Progressive radio station owner Michael Crute has often checked out the conservative competition and says that in driving across the state in the past year “I’ve often heard Schimming filling in for the host on a number of stations.”

As Battleground describes it, conservative talk radio “ties voters to the Republican Party on both national and state issues by providing… a constant stream of partisan political content.”

5 thoughts on “Murphy’s Law: How Talk Radio Took Over Wisconsin”

  1. Jake formerly of the LP says:

    Good overview, Bruce. The last piece of the puzzle has to do with the corporate radio bosses who thought that saturating this RW poison over the airwaves was a good business model. And in whether the hosts were pushing the politicians, or if the politicians and their donor puppetmasters were telling the hosts what to say.

    Either way, RW hate radio (and the rubes that bought their BS) has a lot to do with the anger and resentment that has hurt what used to be a great state with a high quality of life.

  2. rubiomon@gmail.com says:

    The end of the “fairness doctrine” was a disaster for public discourse. We’re left with Sinclair and other near monopolies commanding the for-profit airwaves and an increasingly corporate “public radio”. Long live community radio!

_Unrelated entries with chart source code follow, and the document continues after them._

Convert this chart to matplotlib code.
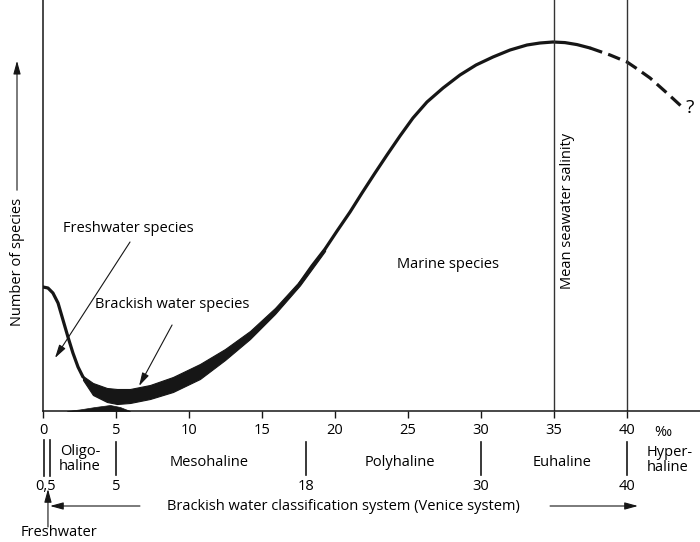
import matplotlib
matplotlib.use("Agg")
import matplotlib.pyplot as plt
import matplotlib.transforms as mtransforms

plt.rcParams['font.family'] = ['Open Sans', 'DejaVu Sans']

# salinity (per mille) ticks
ticks = [0, 5, 10, 15, 20, 25, 30, 35, 40]

# freshwater species curve (thin part, left)
fresh_x = [0, 0.34, 0.68, 1.03, 1.37, 1.71, 2.05, 2.40, 2.74]
fresh_y = [31.0, 30.75, 29.5, 27.0, 22.75, 18.5, 14.5, 11.0, 8.5]

# thick band (total species, low salinity)
band_x = [2.74, 3.42, 4.38, 5.07, 5.96, 7.33, 8.90, 10.75, 12.47, 14.18, 15.89, 17.60, 19.32]
band_hi = [8.75, 7.0, 5.75, 5.5, 5.5, 6.5, 8.5, 11.75, 15.5, 20.0, 25.75, 32.6, 41.0]
band_lo = [7.75, 4.0, 2.25, 1.75, 2.0, 3.0, 4.75, 8.0, 12.75, 18.0, 24.25, 31.4, 40.0]

# marine species curve
marine_x = [17.6, 18.42, 19.32, 20.14, 21.03, 21.85, 22.74, 23.56, 24.45, 25.34, 26.3,
            27.4, 28.56, 29.66, 30.82, 31.99, 33.15, 34.04, 34.93, 35.75, 36.58, 37.47]
marine_y = [32.0, 36.25, 40.5, 45.0, 49.75, 54.5, 59.5, 64.0, 68.75, 73.25, 77.25,
            80.75, 84.0, 86.5, 88.5, 90.25, 91.5, 92.0, 92.25, 92.1, 91.6, 90.75]

# uncertain part (hyperhaline)
hyper_x = [37.47, 38.84, 40.0, 40.75, 41.58, 42.81, 43.70]
hyper_y = [90.75, 89.0, 87.25, 85.4, 83.25, 79.25, 76.25]

# brackish water species (small spindle at the base)
brack_x = [1.64, 2.53, 3.56, 4.59, 5.27, 5.96]
brack_y = [0, 0.4, 1.0, 1.5, 1.0, 0]

# Venice system boundaries and zone names
venice_bounds = [5, 18, 30, 40]
venice_labels = ["5", "18", "30", "40"]
zones = ["Mesohaline", "Polyhaline", "Euhaline"]
zone_x = [11.37, 24.45, 35.55]

W, H = 700, 542
fig = plt.figure(figsize=(W / 100, H / 100), dpi=100)
ax = fig.add_axes([43 / W, (H - 411) / H, (W - 43) / W, 411 / H])
ax.set_xlim(0, 45.0)
ax.set_ylim(0, 102.75)

ink = '#161616'
fs = 10.5

ax.plot(fresh_x, fresh_y, color=ink, lw=2.3, solid_capstyle='round', solid_joinstyle='round')
ax.fill_between(band_x, band_lo, band_hi, color=ink, lw=0.8, edgecolor=ink)
ax.plot(marine_x, marine_y, color=ink, lw=2.3, solid_capstyle='round', solid_joinstyle='round')
ax.plot(hyper_x, hyper_y, color=ink, lw=2.3, linestyle=(0, (4, 2)))
ax.fill_between(brack_x, 0, brack_y, color=ink, lw=0.5)

# mean seawater & hyperhaline limits
ax.axvline(35, color='#333333', lw=1.0)
ax.axvline(40, color='#333333', lw=1.0)

for s in ['top', 'right']:
    ax.spines[s].set_visible(False)
for s in ['left', 'bottom']:
    ax.spines[s].set_color(ink)
    ax.spines[s].set_linewidth(1.1)
ax.set_yticks([])
ax.set_xticks(ticks)
ax.set_xticklabels([str(t) for t in ticks], fontsize=fs)
ax.tick_params(axis='x', direction='out', length=5, width=1, color=ink, pad=4)

arr = dict(arrowstyle='-|>,head_length=0.8,head_width=0.22', color=ink, lw=0.8,
           shrinkA=0, shrinkB=0, mutation_scale=10)

ax.text(1.37, 45.5, "Freshwater species", fontsize=fs, va='center', ha='left')
ax.annotate("", xy=(0.82, 13.25), xytext=(5.96, 42.25), arrowprops=arr)
ax.text(3.56, 26.5, "Brackish water species", fontsize=fs, va='center', ha='left')
ax.annotate("", xy=(6.58, 6.25), xytext=(8.84, 21.5), arrowprops=arr)
ax.text(24.25, 36.75, "Marine species", fontsize=fs, va='center', ha='left')
ax.text(35.9, 50, "Mean seawater salinity", fontsize=fs, rotation=90, va='center', ha='center')
ax.text(44.3, 75.75, "?", fontsize=14, va='center', ha='center')

# below the axis: x in data, y in figure pixels
tr = mtransforms.blended_transform_factory(ax.transData, fig.transFigure)


def fy(py):
    return 1 - py / H


ax.text(42.47, fy(432), "‰", transform=tr, fontsize=fs, va='center', ha='center', clip_on=False)

bar = dict(color=ink, lw=1.2, transform=tr, clip_on=False)
ax.plot([0.08, 0.08], [fy(440), fy(476)], **bar)
ax.plot([0.5, 0.5], [fy(440), fy(476)], **bar)
for b in venice_bounds:
    ax.plot([b, b], [fy(442), fy(475)], **bar)
ax.text(0.2, fy(486), "0,5", transform=tr, fontsize=fs, va='center', ha='center')
for b, lab in zip(venice_bounds, venice_labels):
    ax.text(b, fy(486), lab, transform=tr, fontsize=fs, va='center', ha='center')

ax.text(2.53, fy(459), "Oligo-\nhaline", transform=tr, fontsize=fs, va='center',
        ha='center', linespacing=1.0)
for z, zx in zip(zones, zone_x):
    ax.text(zx, fy(462), z, transform=tr, fontsize=fs, va='center', ha='center')
ax.text(41.37, fy(460), "Hyper-\nhaline", transform=tr, fontsize=fs, va='center',
        ha='left', linespacing=1.0)

ax.text(20.55, fy(507), "Brackish water classification system (Venice system)",
        transform=tr, fontsize=fs, va='center', ha='center')
ax.annotate("", xy=(0.48, fy(506)), xytext=(6.64, fy(506)), xycoords=tr,
            textcoords=tr, arrowprops=arr, annotation_clip=False)
ax.annotate("", xy=(40.75, fy(506)), xytext=(34.73, fy(506)), xycoords=tr,
            textcoords=tr, arrowprops=arr, annotation_clip=False)
ax.annotate("", xy=(0.34, fy(489)), xytext=(0.34, fy(527)), xycoords=tr,
            textcoords=tr, arrowprops=arr, annotation_clip=False)
ax.text(1.1, fy(533), "Freshwater", transform=tr, fontsize=fs, va='center', ha='center')

# y axis label with arrow
fig.text(18 / W, fy(262), "Number of species", rotation=90, fontsize=fs,
         va='center', ha='center')
fig.add_artist(matplotlib.patches.FancyArrowPatch(
    (17 / W, fy(193)), (17 / W, fy(58)), transform=fig.transFigure,
    arrowstyle='-|>,head_length=0.8,head_width=0.22', color=ink, lw=0.8,
    mutation_scale=10))

fig.savefig("out.png", dpi=100)
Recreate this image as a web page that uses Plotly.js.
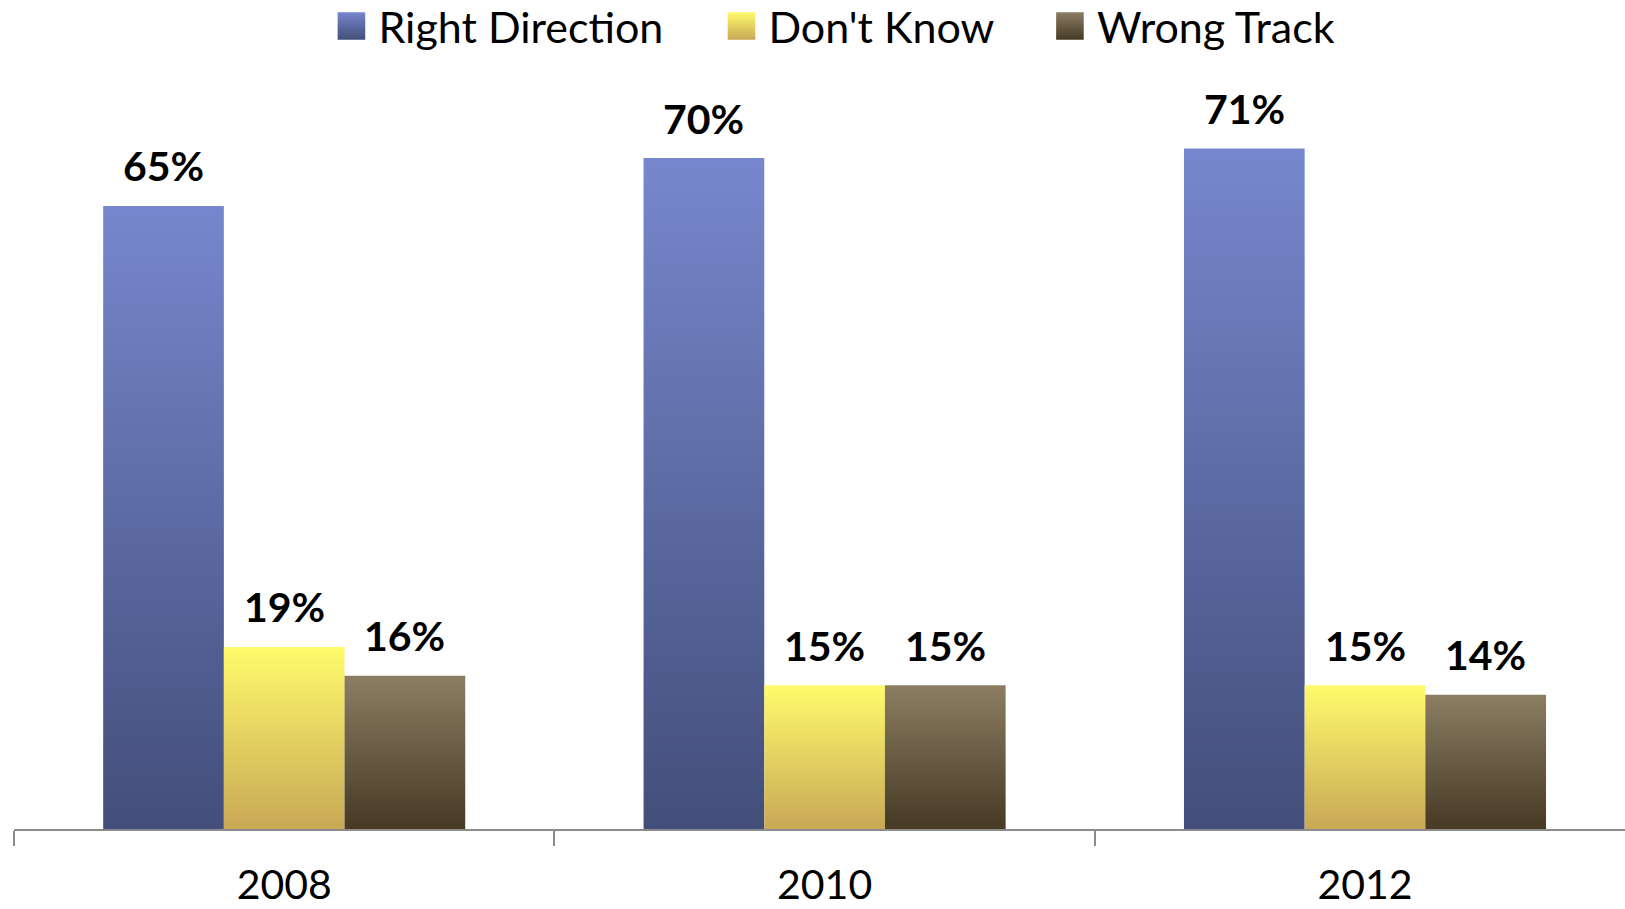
<!DOCTYPE html>
<html>
<head>
<meta charset="utf-8">
<script src="https://cdn.plot.ly/plotly-3.0.1.min.js"></script>
<style>
  html, body { margin: 0; padding: 0; background: #ffffff; }
  #chart { width: 1625px; height: 909px; }
</style>
</head>
<body>
<svg width="0" height="0" style="position:absolute">
  <defs>
    <linearGradient id="grad0" x1="0" y1="0" x2="0" y2="1">
      <stop offset="0" stop-color="#7787cd"/>
      <stop offset="1" stop-color="#434e7a"/>
    </linearGradient>
    <linearGradient id="grad1" x1="0" y1="0" x2="0" y2="1">
      <stop offset="0" stop-color="#fffb6c"/>
      <stop offset="1" stop-color="#c8a856"/>
    </linearGradient>
    <linearGradient id="grad2" x1="0" y1="0" x2="0" y2="1">
      <stop offset="0" stop-color="#8b7e63"/>
      <stop offset="1" stop-color="#463a25"/>
    </linearGradient>
  </defs>
</svg>
<div id="chart"></div>
<script>
// ---- data ----
const categories = ['2008', '2010', '2012'];
const seriesNames = ['Right Direction', "Don't Know", 'Wrong Track'];
const rightDirection = [65, 70, 71];
const dontKnow = [19, 15, 15];
const wrongTrack = [16, 15, 14];

// ---- styling ----
const baseColors = ['#5c69a2', '#ecd466', '#66573d'];
const FONT = 'Lato, "Open Sans", "DejaVu Sans", sans-serif';
const BARGAP = 0.33;
const legendIds = ['legend', 'legend2', 'legend3'];
const legendX = [0.1927, 0.4348, 0.6387];

const allSeries = [rightDirection, dontKnow, wrongTrack];

const traces = allSeries.map((vals, i) => ({
  type: 'bar',
  name: seriesNames[i],
  x: categories,
  y: vals,
  marker: { color: baseColors[i], line: { width: 0 } },
  legend: legendIds[i],
  hoverinfo: 'skip'
}));

const nS = allSeries.length;
const barW = (1 - BARGAP) / nS;
const annotations = [];
allSeries.forEach((vals, i) => {
  vals.forEach((v, j) => {
    annotations.push({
      x: j + (i - (nS - 1) / 2) * barW,
      y: v,
      xref: 'x', yref: 'y',
      text: v + '%',
      showarrow: false,
      yanchor: 'middle',
      yshift: 40,
      font: { family: FONT, size: 41, color: '#000000', weight: 700 }
    });
  });
});

const layout = {
  width: 1625,
  height: 909,
  margin: { l: 14, r: 0, t: 60, b: 80, pad: 0, autoexpand: false },
  paper_bgcolor: '#ffffff',
  plot_bgcolor: '#ffffff',
  barmode: 'group',
  bargap: BARGAP,
  bargroupgap: 0,
  font: { family: FONT, size: 41, color: '#000000' },
  xaxis: {
    type: 'category',
    range: [-0.5, -0.5 + 1611 / 540.4],
    showline: true,
    linecolor: '#8c8c8c',
    linewidth: 2,
    ticks: 'outside',
    tickson: 'boundaries',
    ticklen: 15,
    tickwidth: 2,
    tickcolor: '#8c8c8c',
    showgrid: false,
    zeroline: false,
    ticklabelstandoff: 19,
    tickfont: { family: FONT, size: 41, color: '#000000' }
  },
  yaxis: {
    range: [0, 80.23],
    visible: false,
    showgrid: false,
    zeroline: false
  },
  annotations: annotations,
  showlegend: true
};
legendIds.forEach((id, i) => {
  layout[id] = {
    orientation: 'h',
    x: legendX[i],
    xanchor: 'left',
    y: 1.0442,
    yanchor: 'middle',
    itemwidth: 44,
    bgcolor: 'rgba(0,0,0,0)',
    borderwidth: 0,
    font: { family: FONT, size: 43, color: '#000000' }
  };
});

Plotly.newPlot('chart', traces, layout, { staticPlot: true, responsive: false }).then(gd => {
  // vertical gradients on bars
  gd.querySelectorAll('.barlayer .trace').forEach(tr => {
    const d = tr.__data__;
    const idx = d && d[0] && d[0].trace ? d[0].trace.index : null;
    if (idx === null) return;
    tr.querySelectorAll('path').forEach(p => { p.style.fill = 'url(#grad' + idx + ')'; });
  });
  // larger, gradient legend swatches
  gd.querySelectorAll('.infolayer g.traces').forEach(g => {
    const d = g.__data__;
    const idx = d && d[0] && d[0].trace ? d[0].trace.index : null;
    if (idx === null) return;
    g.querySelectorAll('.legendpoints path').forEach(p => {
      const t = p.getAttribute('transform') || '';
      p.setAttribute('transform', t + ' scale(2.3)');
      p.style.fill = 'url(#grad' + idx + ')';
      p.style.strokeWidth = '0';
    });
  });
});
</script>
</body>
</html>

  3. terrylwitkowski@gmail.com says:

    Good report. Did the death of the Fairness Doctrine usher in propaganda radio? There still people who believe all news or talk shows present balanced reporting. In advertising, I once read a person must hear a message 14 times to get the message. Certainly the constant drum beat on talk radio shows gets a person to hear the message, truthful or not.
    Are there any legislators today willing to step forward to reinstate the fairness doctrine to restore faith in government and to stop the division tearing the country apart?

  4. David Spella says:

    High listenership ratings spawns advertising revenue which all these outlets enjoy.
    A responsible reaction is to boycott the advertisers.

  5. Duane says:

    Yes, little can match the severe head trauma caused to listeners by prolonged exposure to right wing hate radio. (Just looking into that photo of Belling’s dead eyes causes me some emotional distress). But lets not forget the everyday head trauma we are all exposed to thru non locally owned corporate media and their never ending coverage of the “news”. We have the Telecommunucations Act of 1996 to thank for that.